Besides the restrictions on solitary confinement, the bill also requires that solitary be used for only “serious conduct” such as risk of “imminent serious physical injury.” Other measures to protect inmate well-being are also in the bill, like the use of residential rehabilitation units, which comes with supportive services and requires more recreational time.
Already approved by the state House, the bill will now go to Gov. Andrew Cuomo’s desk, but it is unclear if he plans to sign it. CNN has reached out to his office.
Similar bill passed in 2019
In 2019, a similar bill was passed in both the state’s House and Senate, but Cuomo did not sign it. Instead, his office and legislators negotiated a deal to make some of the changes in the bill administratively instead of through state law.
While some of the policies in the 2019 HALT Act were similar to the new bill, some legislators say that there is no legal backing in the 2019 administrative changes and it is ultimately left to the corrections officers alone to enforce.
Even if Cuomo vetoes the bill, there is a strong possibility that the Democratic-controlled Legislature could override his veto using its supermajority. Democrats hold a two-thirds majority in the state House and Senate, the amount needed to override a gubernatorial veto.
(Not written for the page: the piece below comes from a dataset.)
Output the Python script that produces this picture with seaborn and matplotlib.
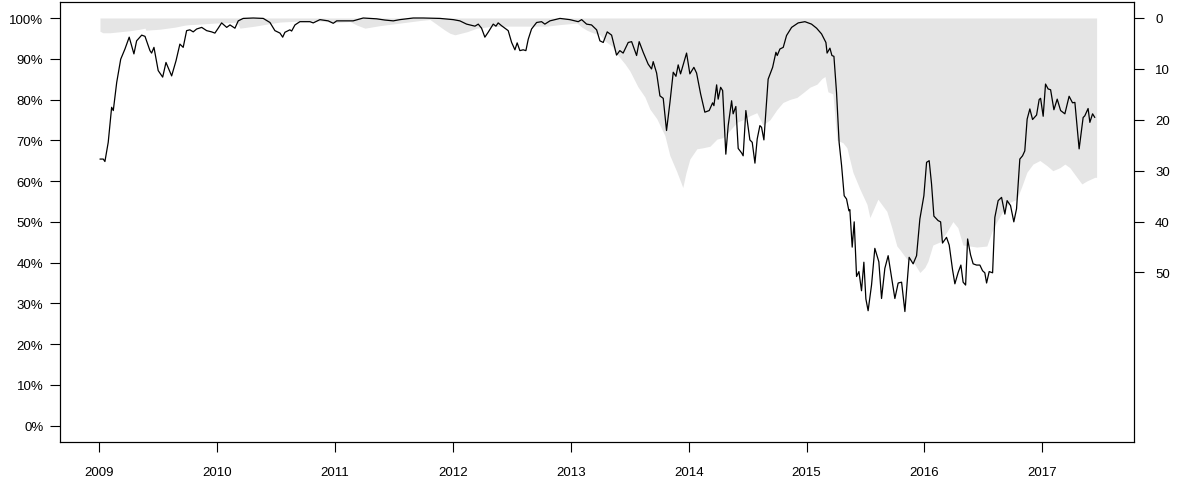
import matplotlib
matplotlib.use("Agg")
import matplotlib.pyplot as plt
import pandas as pd
import seaborn as sns
from matplotlib.ticker import FuncFormatter

# black line: share (%) on the left axis
line_years = [
    2009.006, 2009.034, 2009.048, 2009.076, 2009.105, 2009.119, 2009.148, 2009.182, 2009.218, 2009.254,
    2009.294, 2009.317, 2009.360, 2009.388, 2009.430, 2009.444, 2009.464, 2009.500, 2009.538, 2009.566,
    2009.614, 2009.651, 2009.684, 2009.712, 2009.741, 2009.769, 2009.797, 2009.826, 2009.869, 2009.911,
    2009.953, 2009.981, 2010.009, 2010.038, 2010.081, 2010.109, 2010.151, 2010.179, 2010.221, 2010.306,
    2010.391, 2010.448, 2010.490, 2010.533, 2010.556, 2010.575, 2010.617, 2010.632, 2010.660, 2010.702,
    2010.787, 2010.815, 2010.872, 2010.942, 2010.985, 2011.014, 2011.154, 2011.239, 2011.353, 2011.423,
    2011.494, 2011.550, 2011.663, 2011.748, 2011.890, 2012.003, 2012.059, 2012.116, 2012.187, 2012.215,
    2012.243, 2012.271, 2012.299, 2012.342, 2012.365, 2012.384, 2012.413, 2012.441, 2012.469, 2012.498,
    2012.526, 2012.545, 2012.568, 2012.596, 2012.619, 2012.639, 2012.667, 2012.710, 2012.752, 2012.780,
    2012.823, 2012.908, 2012.992, 2013.063, 2013.092, 2013.134, 2013.176, 2013.219, 2013.247, 2013.275,
    2013.309, 2013.346, 2013.388, 2013.416, 2013.444, 2013.487, 2013.516, 2013.558, 2013.580, 2013.614,
    2013.656, 2013.685, 2013.699, 2013.728, 2013.756, 2013.784, 2013.812, 2013.841, 2013.869, 2013.892,
    2013.911, 2013.931, 2013.982, 2014.010, 2014.044, 2014.067, 2014.101, 2014.137, 2014.174, 2014.203,
    2014.214, 2014.237, 2014.250, 2014.271, 2014.288, 2014.315, 2014.335, 2014.364, 2014.377, 2014.400,
    2014.420, 2014.449, 2014.462, 2014.485, 2014.519, 2014.539, 2014.562, 2014.581, 2014.604, 2014.618,
    2014.638, 2014.674, 2014.712, 2014.740, 2014.751, 2014.774, 2014.802, 2014.830, 2014.873, 2014.929,
    2014.986, 2015.042, 2015.085, 2015.127, 2015.164, 2015.174, 2015.198, 2015.215, 2015.232, 2015.254,
    2015.276, 2015.297, 2015.319, 2015.339, 2015.359, 2015.367, 2015.387, 2015.404, 2015.424, 2015.444,
    2015.466, 2015.486, 2015.503, 2015.522, 2015.551, 2015.579, 2015.613, 2015.636, 2015.664, 2015.692,
    2015.721, 2015.749, 2015.777, 2015.806, 2015.834, 2015.870, 2015.904, 2015.933, 2015.961, 2015.995,
    2016.018, 2016.040, 2016.060, 2016.080, 2016.116, 2016.137, 2016.153, 2016.187, 2016.210, 2016.238,
    2016.258, 2016.286, 2016.309, 2016.328, 2016.349, 2016.366, 2016.391, 2016.413, 2016.442, 2016.470,
    2016.493, 2016.512, 2016.527, 2016.549, 2016.578, 2016.597, 2016.625, 2016.654, 2016.682, 2016.701,
    2016.730, 2016.758, 2016.781, 2016.809, 2016.832, 2016.851, 2016.871, 2016.894, 2016.917, 2016.951,
    2016.973, 2016.985, 2017.007, 2017.027, 2017.049, 2017.070, 2017.098, 2017.126, 2017.155, 2017.191,
    2017.227, 2017.256, 2017.276, 2017.312, 2017.346, 2017.360, 2017.388, 2017.403, 2017.426, 2017.445,
]
line_pct = [
    65.4, 65.4, 64.8, 69.5, 78.1, 77.3, 84.2, 89.9, 92.4, 95.3,
    91.2, 94.4, 95.8, 95.5, 92.0, 91.4, 92.8, 87.1, 85.5, 89.1,
    85.8, 89.5, 93.6, 92.8, 96.9, 97.1, 96.6, 97.3, 97.7, 96.9,
    96.6, 96.3, 97.5, 98.8, 97.7, 98.3, 97.5, 99.3, 99.9, 100.0,
    99.9, 98.9, 96.9, 96.3, 95.3, 96.5, 97.1, 96.8, 98.3, 99.1,
    99.1, 98.8, 99.6, 99.3, 98.7, 99.3, 99.3, 100.0, 99.8, 99.5,
    99.3, 99.6, 100.0, 100.0, 99.9, 99.6, 99.3, 98.5, 98.0, 98.5,
    97.5, 95.3, 96.5, 98.5, 98.0, 98.8, 98.1, 97.5, 96.9, 94.0,
    92.2, 93.9, 92.0, 92.2, 92.0, 94.8, 97.3, 98.9, 99.1, 98.5,
    99.3, 99.9, 99.6, 99.1, 99.6, 98.5, 98.3, 97.1, 94.4, 94.0,
    96.6, 95.8, 90.9, 92.0, 91.4, 94.0, 94.2, 90.8, 94.2, 91.6,
    88.7, 87.5, 89.3, 86.5, 80.9, 80.3, 72.4, 79.3, 86.7, 85.7,
    88.5, 86.3, 91.4, 86.3, 87.9, 86.5, 81.4, 76.9, 77.3, 79.2,
    78.5, 83.6, 80.1, 83.0, 82.2, 66.6, 73.6, 79.7, 76.5, 78.3,
    68.0, 66.9, 66.2, 77.3, 70.1, 69.5, 64.4, 70.3, 73.6, 73.2,
    70.1, 85.0, 87.9, 91.6, 90.8, 92.4, 92.8, 95.7, 97.7, 98.8,
    99.1, 98.5, 97.5, 96.1, 94.0, 91.4, 92.6, 90.8, 90.6, 81.8,
    69.5, 63.8, 56.4, 55.6, 52.7, 53.0, 43.8, 50.0, 36.6, 37.8,
    33.1, 40.1, 31.1, 28.2, 34.5, 43.5, 40.2, 31.2, 38.6, 41.7,
    36.4, 31.2, 35.0, 35.2, 28.0, 41.3, 39.7, 41.7, 50.7, 56.4,
    64.6, 65.0, 59.3, 51.4, 50.3, 50.0, 44.8, 46.2, 44.3, 38.3,
    34.8, 37.6, 39.4, 35.2, 34.5, 45.8, 41.9, 39.7, 39.4, 39.4,
    38.0, 37.5, 35.0, 37.8, 37.5, 51.1, 55.2, 56.0, 51.9, 55.2,
    54.0, 50.0, 53.2, 65.4, 66.2, 67.4, 75.2, 77.7, 75.1, 76.2,
    80.0, 80.3, 75.9, 83.8, 82.6, 82.4, 77.5, 80.1, 77.3, 76.5,
    80.8, 79.2, 79.3, 67.9, 75.6, 76.0, 77.8, 74.4, 76.5, 75.6,
]

# grey area: depth on the inverted right axis
gray_years = [
    2009.006, 2009.031, 2009.091, 2009.176, 2009.261, 2009.346, 2009.388, 2009.396, 2009.515, 2009.642,
    2009.727, 2009.769, 2009.854, 2009.981, 2010.109, 2010.168, 2010.193, 2010.321, 2010.448, 2010.533,
    2010.617, 2010.702, 2010.872, 2010.999, 2011.126, 2011.186, 2011.254, 2011.381, 2011.551, 2011.720,
    2011.805, 2011.848, 2011.890, 2011.933, 2011.975, 2012.017, 2012.119, 2012.204, 2012.314, 2012.484,
    2012.653, 2012.797, 2012.908, 2013.052, 2013.094, 2013.136, 2013.187, 2013.247, 2013.289, 2013.348,
    2013.391, 2013.459, 2013.501, 2013.569, 2013.628, 2013.671, 2013.730, 2013.798, 2013.840, 2013.899,
    2013.950, 2013.976, 2014.010, 2014.069, 2014.120, 2014.180, 2014.239, 2014.290, 2014.349, 2014.408,
    2014.460, 2014.519, 2014.578, 2014.629, 2014.689, 2014.748, 2014.799, 2014.858, 2014.918, 2014.969,
    2015.028, 2015.088, 2015.130, 2015.156, 2015.181, 2015.223, 2015.257, 2015.308, 2015.342, 2015.393,
    2015.452, 2015.512, 2015.537, 2015.605, 2015.681, 2015.723, 2015.766, 2015.791, 2015.851, 2015.902,
    2015.961, 2016.003, 2016.029, 2016.071, 2016.131, 2016.190, 2016.241, 2016.283, 2016.326, 2016.385,
    2016.444, 2016.529, 2016.571, 2016.614, 2016.665, 2016.725, 2016.784, 2016.827, 2016.869, 2016.920,
    2016.979, 2017.039, 2017.089, 2017.149, 2017.191, 2017.233, 2017.293, 2017.335, 2017.378, 2017.445,
    2017.460,
]
gray_depth = [
    2.6, 2.9, 2.9, 2.7, 2.5, 2.2, 2.0, 2.4, 2.2, 1.8,
    1.4, 1.3, 1.2, 1.0, 0.9, 0.8, 2.0, 1.6, 1.1, 0.8,
    0.7, 0.6, 0.6, 0.9, 0.7, 1.4, 2.0, 1.5, 1.0, 0.5,
    0.3, 1.0, 1.7, 2.4, 3.0, 3.3, 2.7, 2.0, 1.7, 1.6,
    1.6, 1.6, 1.3, 1.0, 1.8, 2.4, 2.9, 3.3, 4.5, 5.5,
    7.1, 9.0, 10.4, 13.5, 15.5, 17.9, 19.8, 23.1, 27.0, 30.2,
    33.3, 30.5, 27.7, 25.7, 25.5, 25.2, 23.8, 23.5, 22.1, 20.5,
    20.0, 19.2, 18.6, 21.0, 20.0, 18.0, 16.6, 16.0, 15.6, 14.7,
    13.6, 13.0, 11.9, 11.5, 14.5, 14.9, 24.0, 24.5, 25.5, 30.3,
    33.6, 36.6, 39.2, 35.6, 38.0, 41.2, 44.8, 45.5, 47.4, 47.8,
    50.0, 49.0, 47.8, 44.6, 44.0, 42.0, 40.0, 41.2, 44.6, 44.8,
    45.0, 44.8, 42.0, 40.0, 38.0, 36.2, 35.6, 33.0, 30.3, 28.7,
    28.0, 29.0, 30.0, 29.4, 28.7, 29.4, 31.3, 32.6, 32.0, 31.3,
    31.3,
]

year_ticks = list(range(2009, 2018))
pct_ticks = list(range(0, 101, 10))
depth_ticks = [0, 10, 20, 30, 40, 50]

line_df = pd.DataFrame({"year": line_years, "pct": line_pct})
gray_df = pd.DataFrame({"year": gray_years, "depth": gray_depth})

sns.set_style("ticks")
plt.rcParams["font.family"] = ["Liberation Sans", "DejaVu Sans"]

fig = plt.figure(figsize=(11.78, 4.81), dpi=100)
ax = fig.add_axes([60 / 1178, 1 - 443 / 481, 1074.3 / 1178, 440.3 / 481])
ax2 = ax.twinx()

ax2.fill_between(gray_df["year"], 0, gray_df["depth"], color="#e5e5e5", lw=0)
ax2.set_ylim(83.3, -3.2)
ax2.set_yticks(depth_ticks)

sns.lineplot(data=line_df, x="year", y="pct", ax=ax, color="black", linewidth=0.9,
             estimator=None, sort=False)
ax.set_zorder(ax2.get_zorder() + 1)
ax.patch.set_visible(False)

ax.set_xlim(2008.667, 2017.78)
ax.set_ylim(-4, 104)
ax.set_xticks(year_ticks)
ax.set_yticks(pct_ticks)
ax.yaxis.set_major_formatter(FuncFormatter(lambda v, _: f"{v:.0f}%"))
ax.set_xlabel("")
ax.set_ylabel("")

tick_kw = dict(direction="out", length=7, width=0.8, labelsize=9.5,
               color="black", labelcolor="black")
ax.tick_params(axis="x", pad=10, **tick_kw)
ax.tick_params(axis="y", pad=5, **tick_kw)
ax2.tick_params(axis="y", pad=8, **tick_kw)

for a in (ax, ax2):
    for s in a.spines.values():
        s.set_visible(True)
        s.set_linewidth(0.8)
        s.set_color("black")

fig.savefig("out.png", dpi=100)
Sen. Michael Gianaris, the Senate deputy majority leader, said he hopes Cuomo signs the bill, but is prepared to use the Democratic supermajority. The bill would go into effect a year after becoming law.
Opposition to the bill
The bill was opposed by the Correction Officers’ Benevolent Association (COBA), the union for corrections staff in the New York City Department of Correction. The union argued that restrictiing the use of solitary confinement would lead to increases in violent attacks against correctional officers.
Some senators strongly opposed the bill, also saying that it would put the safety of correctional officers and inmates at risk.
Republican Sen. Frederick J. Akshar II said he agreed that the state should be trying to rehabilitate prisoners as well as reduce recidivism and have a strong reentry program for inmates completing their terms.
“But we have a responsibility in this body to protect and ensure the safety and security of the facility, of every inmate that finds themselves incarcerated, and equally as important, we have a responsibility as a body to ensure that we are protecting the hardworking men and women that work in these facilities,” Akshar said.
State Sen. Julie Salazar, a key sponsor of the bill, countered this narrative by citing several examples from across the country where a reduction in solitary confinement led to less violence. She said that studies have shown that “the use of solitary confinement has been consistent with dramatic decreases in violence in correctional facilities.”
Another issue raised by Senate Republicans is the potential costs of the bill, as $100 million is proposed in this year’s state budget to support its first year as law. But Salazar said that while there might be some upfront costs, she said some estimates show that the act would save money over the long term.
NYCLU Executive Director Donna Lieberman celebrated the bill’s passing in a statement and encouraged Cuomo to sign it.
“New Yorkers elected leaders to the Legislature this year with a clear mandate to dismantle structures of systemic racism and end mass incarceration,” she said. “By passing the HALT Act in both chambers, Albany lawmakers have shown that they are listening and taking action.”